[start of PROVIDED MATERIAL]
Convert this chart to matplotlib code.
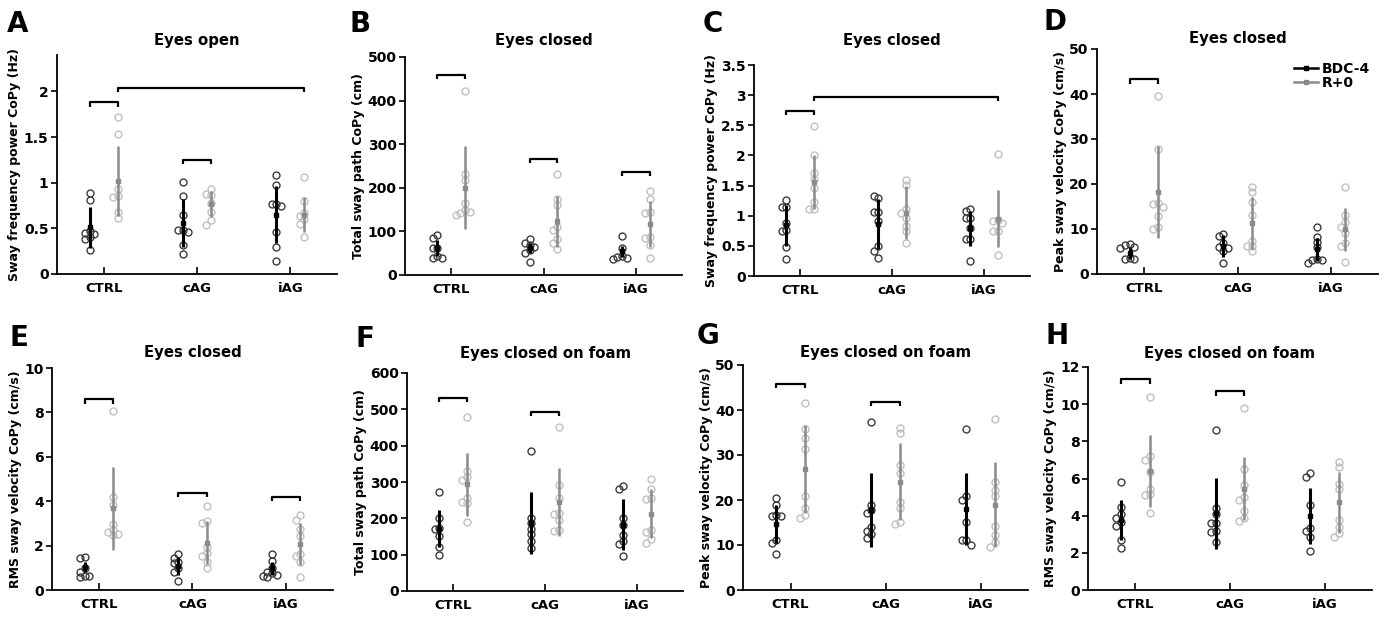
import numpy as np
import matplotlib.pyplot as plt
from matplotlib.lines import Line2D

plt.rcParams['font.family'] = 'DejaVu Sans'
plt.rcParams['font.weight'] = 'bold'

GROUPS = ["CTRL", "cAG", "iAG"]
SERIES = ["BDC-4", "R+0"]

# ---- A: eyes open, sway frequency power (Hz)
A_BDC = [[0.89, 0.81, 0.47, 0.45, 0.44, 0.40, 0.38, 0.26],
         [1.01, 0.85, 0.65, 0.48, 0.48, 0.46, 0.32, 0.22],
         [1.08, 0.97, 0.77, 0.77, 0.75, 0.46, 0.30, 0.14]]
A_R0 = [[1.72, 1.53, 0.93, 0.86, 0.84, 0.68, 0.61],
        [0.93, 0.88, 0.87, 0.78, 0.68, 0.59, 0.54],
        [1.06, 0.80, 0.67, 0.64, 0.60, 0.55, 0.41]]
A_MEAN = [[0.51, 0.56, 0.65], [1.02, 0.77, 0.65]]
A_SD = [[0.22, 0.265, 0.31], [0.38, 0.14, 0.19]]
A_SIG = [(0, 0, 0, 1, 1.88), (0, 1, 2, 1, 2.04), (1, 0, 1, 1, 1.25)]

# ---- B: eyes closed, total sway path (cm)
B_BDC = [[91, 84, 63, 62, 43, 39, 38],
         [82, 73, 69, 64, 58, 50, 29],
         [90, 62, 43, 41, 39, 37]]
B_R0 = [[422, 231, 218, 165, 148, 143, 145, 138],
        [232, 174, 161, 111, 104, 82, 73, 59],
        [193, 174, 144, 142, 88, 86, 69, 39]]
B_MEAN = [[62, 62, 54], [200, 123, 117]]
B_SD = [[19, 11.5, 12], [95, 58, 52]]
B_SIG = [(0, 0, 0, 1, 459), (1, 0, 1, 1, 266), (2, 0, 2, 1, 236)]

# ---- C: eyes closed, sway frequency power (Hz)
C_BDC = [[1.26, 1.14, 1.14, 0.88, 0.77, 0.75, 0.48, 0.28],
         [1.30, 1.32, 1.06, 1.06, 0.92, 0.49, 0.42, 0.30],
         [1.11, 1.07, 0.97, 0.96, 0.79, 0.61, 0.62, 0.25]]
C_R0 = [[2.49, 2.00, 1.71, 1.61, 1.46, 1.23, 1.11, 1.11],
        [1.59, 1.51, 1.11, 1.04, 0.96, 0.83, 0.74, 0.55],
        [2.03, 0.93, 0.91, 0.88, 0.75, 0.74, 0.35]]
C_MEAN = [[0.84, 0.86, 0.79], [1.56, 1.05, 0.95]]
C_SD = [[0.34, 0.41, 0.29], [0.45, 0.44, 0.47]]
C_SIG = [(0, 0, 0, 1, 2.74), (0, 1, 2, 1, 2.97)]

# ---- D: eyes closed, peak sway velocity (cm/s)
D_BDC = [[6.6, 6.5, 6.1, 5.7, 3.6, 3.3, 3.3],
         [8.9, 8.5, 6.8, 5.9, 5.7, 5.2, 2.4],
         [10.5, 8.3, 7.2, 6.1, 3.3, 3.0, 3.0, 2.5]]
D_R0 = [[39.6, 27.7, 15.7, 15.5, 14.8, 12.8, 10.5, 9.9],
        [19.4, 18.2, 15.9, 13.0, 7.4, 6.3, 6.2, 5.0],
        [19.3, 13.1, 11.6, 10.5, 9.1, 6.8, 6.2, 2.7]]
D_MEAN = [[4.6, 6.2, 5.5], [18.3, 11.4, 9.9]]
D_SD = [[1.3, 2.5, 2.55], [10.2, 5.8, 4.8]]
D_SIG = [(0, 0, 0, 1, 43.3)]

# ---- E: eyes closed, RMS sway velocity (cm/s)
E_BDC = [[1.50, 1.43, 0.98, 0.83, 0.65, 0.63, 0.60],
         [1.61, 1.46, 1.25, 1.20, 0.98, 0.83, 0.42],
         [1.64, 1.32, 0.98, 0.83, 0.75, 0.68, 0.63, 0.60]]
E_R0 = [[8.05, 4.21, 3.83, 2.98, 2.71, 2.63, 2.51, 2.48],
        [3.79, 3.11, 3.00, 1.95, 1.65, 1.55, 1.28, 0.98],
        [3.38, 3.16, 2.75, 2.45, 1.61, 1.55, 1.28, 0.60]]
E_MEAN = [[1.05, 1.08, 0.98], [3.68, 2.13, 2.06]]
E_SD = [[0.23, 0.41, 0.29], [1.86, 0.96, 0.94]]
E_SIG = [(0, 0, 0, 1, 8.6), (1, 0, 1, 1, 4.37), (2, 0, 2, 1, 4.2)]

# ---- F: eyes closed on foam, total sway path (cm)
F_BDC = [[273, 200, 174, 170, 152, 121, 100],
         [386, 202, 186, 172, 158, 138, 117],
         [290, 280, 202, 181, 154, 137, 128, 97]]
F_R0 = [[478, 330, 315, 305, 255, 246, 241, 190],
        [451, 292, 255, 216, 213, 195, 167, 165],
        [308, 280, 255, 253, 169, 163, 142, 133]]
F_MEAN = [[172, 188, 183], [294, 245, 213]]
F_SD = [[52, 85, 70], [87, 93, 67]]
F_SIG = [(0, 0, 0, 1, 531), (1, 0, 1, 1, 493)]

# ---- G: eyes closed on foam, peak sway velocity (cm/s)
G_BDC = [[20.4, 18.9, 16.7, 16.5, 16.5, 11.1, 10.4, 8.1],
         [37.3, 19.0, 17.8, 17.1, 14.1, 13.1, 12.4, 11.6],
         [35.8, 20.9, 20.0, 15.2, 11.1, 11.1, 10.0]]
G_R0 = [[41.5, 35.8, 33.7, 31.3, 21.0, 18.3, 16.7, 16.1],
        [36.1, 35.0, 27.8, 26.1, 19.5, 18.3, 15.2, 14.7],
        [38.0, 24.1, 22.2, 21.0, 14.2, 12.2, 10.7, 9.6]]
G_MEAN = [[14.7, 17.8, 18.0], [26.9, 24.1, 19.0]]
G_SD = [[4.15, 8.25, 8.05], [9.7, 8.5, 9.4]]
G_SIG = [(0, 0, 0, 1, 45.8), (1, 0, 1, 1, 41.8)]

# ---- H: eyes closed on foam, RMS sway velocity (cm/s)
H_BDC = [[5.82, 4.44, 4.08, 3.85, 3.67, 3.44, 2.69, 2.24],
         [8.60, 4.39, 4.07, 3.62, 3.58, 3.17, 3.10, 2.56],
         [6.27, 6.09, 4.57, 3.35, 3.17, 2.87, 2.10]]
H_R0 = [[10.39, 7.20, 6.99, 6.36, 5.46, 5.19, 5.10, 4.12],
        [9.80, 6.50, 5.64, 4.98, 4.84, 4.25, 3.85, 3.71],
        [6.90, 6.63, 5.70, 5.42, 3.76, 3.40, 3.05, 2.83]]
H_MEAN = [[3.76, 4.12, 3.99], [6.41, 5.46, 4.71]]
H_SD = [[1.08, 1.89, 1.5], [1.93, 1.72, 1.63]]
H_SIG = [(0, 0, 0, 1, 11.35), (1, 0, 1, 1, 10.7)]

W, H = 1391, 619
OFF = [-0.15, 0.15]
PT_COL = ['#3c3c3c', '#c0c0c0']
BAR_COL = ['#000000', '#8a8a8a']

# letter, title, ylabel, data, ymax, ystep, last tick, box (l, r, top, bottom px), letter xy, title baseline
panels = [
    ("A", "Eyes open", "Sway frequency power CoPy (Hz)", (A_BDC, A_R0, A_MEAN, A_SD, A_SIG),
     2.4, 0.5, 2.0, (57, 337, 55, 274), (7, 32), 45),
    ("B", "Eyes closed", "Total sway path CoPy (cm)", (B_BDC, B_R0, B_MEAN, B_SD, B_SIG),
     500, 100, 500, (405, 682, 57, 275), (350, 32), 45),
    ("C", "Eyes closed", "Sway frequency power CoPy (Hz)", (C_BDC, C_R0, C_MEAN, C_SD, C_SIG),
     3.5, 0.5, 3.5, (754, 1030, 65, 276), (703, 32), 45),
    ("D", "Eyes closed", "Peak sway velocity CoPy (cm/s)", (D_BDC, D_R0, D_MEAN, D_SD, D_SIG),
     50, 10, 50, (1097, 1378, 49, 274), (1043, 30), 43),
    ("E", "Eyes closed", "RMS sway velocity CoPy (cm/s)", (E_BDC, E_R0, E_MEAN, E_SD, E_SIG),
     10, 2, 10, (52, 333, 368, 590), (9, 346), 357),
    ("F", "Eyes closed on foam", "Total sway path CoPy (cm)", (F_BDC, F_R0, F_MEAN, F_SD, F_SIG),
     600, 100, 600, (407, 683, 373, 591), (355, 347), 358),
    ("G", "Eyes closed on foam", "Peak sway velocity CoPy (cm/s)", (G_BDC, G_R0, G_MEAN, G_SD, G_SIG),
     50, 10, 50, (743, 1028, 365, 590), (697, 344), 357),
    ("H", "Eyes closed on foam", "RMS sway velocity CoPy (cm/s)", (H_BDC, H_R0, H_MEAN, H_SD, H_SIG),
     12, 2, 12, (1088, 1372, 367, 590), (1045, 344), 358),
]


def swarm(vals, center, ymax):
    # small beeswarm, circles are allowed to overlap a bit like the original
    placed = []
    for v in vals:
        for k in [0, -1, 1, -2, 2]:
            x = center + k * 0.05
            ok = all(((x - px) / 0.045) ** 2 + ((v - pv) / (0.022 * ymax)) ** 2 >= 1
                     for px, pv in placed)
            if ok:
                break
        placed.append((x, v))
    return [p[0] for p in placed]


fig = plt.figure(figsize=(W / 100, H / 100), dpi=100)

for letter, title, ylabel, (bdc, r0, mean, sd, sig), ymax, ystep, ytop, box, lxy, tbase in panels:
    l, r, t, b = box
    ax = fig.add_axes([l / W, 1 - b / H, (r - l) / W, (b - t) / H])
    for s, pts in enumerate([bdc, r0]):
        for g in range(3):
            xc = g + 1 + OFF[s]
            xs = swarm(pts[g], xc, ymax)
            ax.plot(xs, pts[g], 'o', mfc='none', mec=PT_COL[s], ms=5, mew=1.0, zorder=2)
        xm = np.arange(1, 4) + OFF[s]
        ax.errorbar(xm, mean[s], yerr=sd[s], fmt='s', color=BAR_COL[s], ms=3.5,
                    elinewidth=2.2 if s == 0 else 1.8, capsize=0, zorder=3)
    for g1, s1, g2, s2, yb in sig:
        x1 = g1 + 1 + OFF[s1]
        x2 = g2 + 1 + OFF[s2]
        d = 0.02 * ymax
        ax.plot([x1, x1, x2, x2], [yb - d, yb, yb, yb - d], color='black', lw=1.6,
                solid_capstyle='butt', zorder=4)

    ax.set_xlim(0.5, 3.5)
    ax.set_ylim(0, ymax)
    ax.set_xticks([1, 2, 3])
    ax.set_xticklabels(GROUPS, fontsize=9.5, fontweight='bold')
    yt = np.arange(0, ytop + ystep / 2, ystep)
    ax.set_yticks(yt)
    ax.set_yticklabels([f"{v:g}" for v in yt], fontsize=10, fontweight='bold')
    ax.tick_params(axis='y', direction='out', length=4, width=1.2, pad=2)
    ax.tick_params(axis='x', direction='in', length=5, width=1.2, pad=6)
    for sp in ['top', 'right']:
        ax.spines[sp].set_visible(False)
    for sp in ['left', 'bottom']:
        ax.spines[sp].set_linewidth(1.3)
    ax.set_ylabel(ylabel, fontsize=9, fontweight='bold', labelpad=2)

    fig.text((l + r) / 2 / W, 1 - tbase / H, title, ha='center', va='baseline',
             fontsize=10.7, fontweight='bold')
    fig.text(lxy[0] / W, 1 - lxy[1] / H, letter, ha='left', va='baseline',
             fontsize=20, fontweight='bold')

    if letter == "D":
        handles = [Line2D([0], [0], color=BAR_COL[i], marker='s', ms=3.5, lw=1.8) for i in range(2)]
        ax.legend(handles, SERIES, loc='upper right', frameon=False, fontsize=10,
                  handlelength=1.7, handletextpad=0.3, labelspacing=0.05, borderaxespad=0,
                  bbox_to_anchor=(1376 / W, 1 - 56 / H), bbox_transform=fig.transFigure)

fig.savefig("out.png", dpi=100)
[end of PROVIDED MATERIAL]
Pictures are excluded: retype only the lines from the beginning of the listing above through the line with "2, 1, 236)]", both included.

ANSWER FOR THIS EXERCISE -
Convert this chart to matplotlib code.
import numpy as np
import matplotlib.pyplot as plt
from matplotlib.lines import Line2D

plt.rcParams['font.family'] = 'DejaVu Sans'
plt.rcParams['font.weight'] = 'bold'

GROUPS = ["CTRL", "cAG", "iAG"]
SERIES = ["BDC-4", "R+0"]

# ---- A: eyes open, sway frequency power (Hz)
A_BDC = [[0.89, 0.81, 0.47, 0.45, 0.44, 0.40, 0.38, 0.26],
         [1.01, 0.85, 0.65, 0.48, 0.48, 0.46, 0.32, 0.22],
         [1.08, 0.97, 0.77, 0.77, 0.75, 0.46, 0.30, 0.14]]
A_R0 = [[1.72, 1.53, 0.93, 0.86, 0.84, 0.68, 0.61],
        [0.93, 0.88, 0.87, 0.78, 0.68, 0.59, 0.54],
        [1.06, 0.80, 0.67, 0.64, 0.60, 0.55, 0.41]]
A_MEAN = [[0.51, 0.56, 0.65], [1.02, 0.77, 0.65]]
A_SD = [[0.22, 0.265, 0.31], [0.38, 0.14, 0.19]]
A_SIG = [(0, 0, 0, 1, 1.88), (0, 1, 2, 1, 2.04), (1, 0, 1, 1, 1.25)]

# ---- B: eyes closed, total sway path (cm)
B_BDC = [[91, 84, 63, 62, 43, 39, 38],
         [82, 73, 69, 64, 58, 50, 29],
         [90, 62, 43, 41, 39, 37]]
B_R0 = [[422, 231, 218, 165, 148, 143, 145, 138],
        [232, 174, 161, 111, 104, 82, 73, 59],
        [193, 174, 144, 142, 88, 86, 69, 39]]
B_MEAN = [[62, 62, 54], [200, 123, 117]]
B_SD = [[19, 11.5, 12], [95, 58, 52]]
B_SIG = [(0, 0, 0, 1, 459), (1, 0, 1, 1, 266), (2, 0, 2, 1, 236)]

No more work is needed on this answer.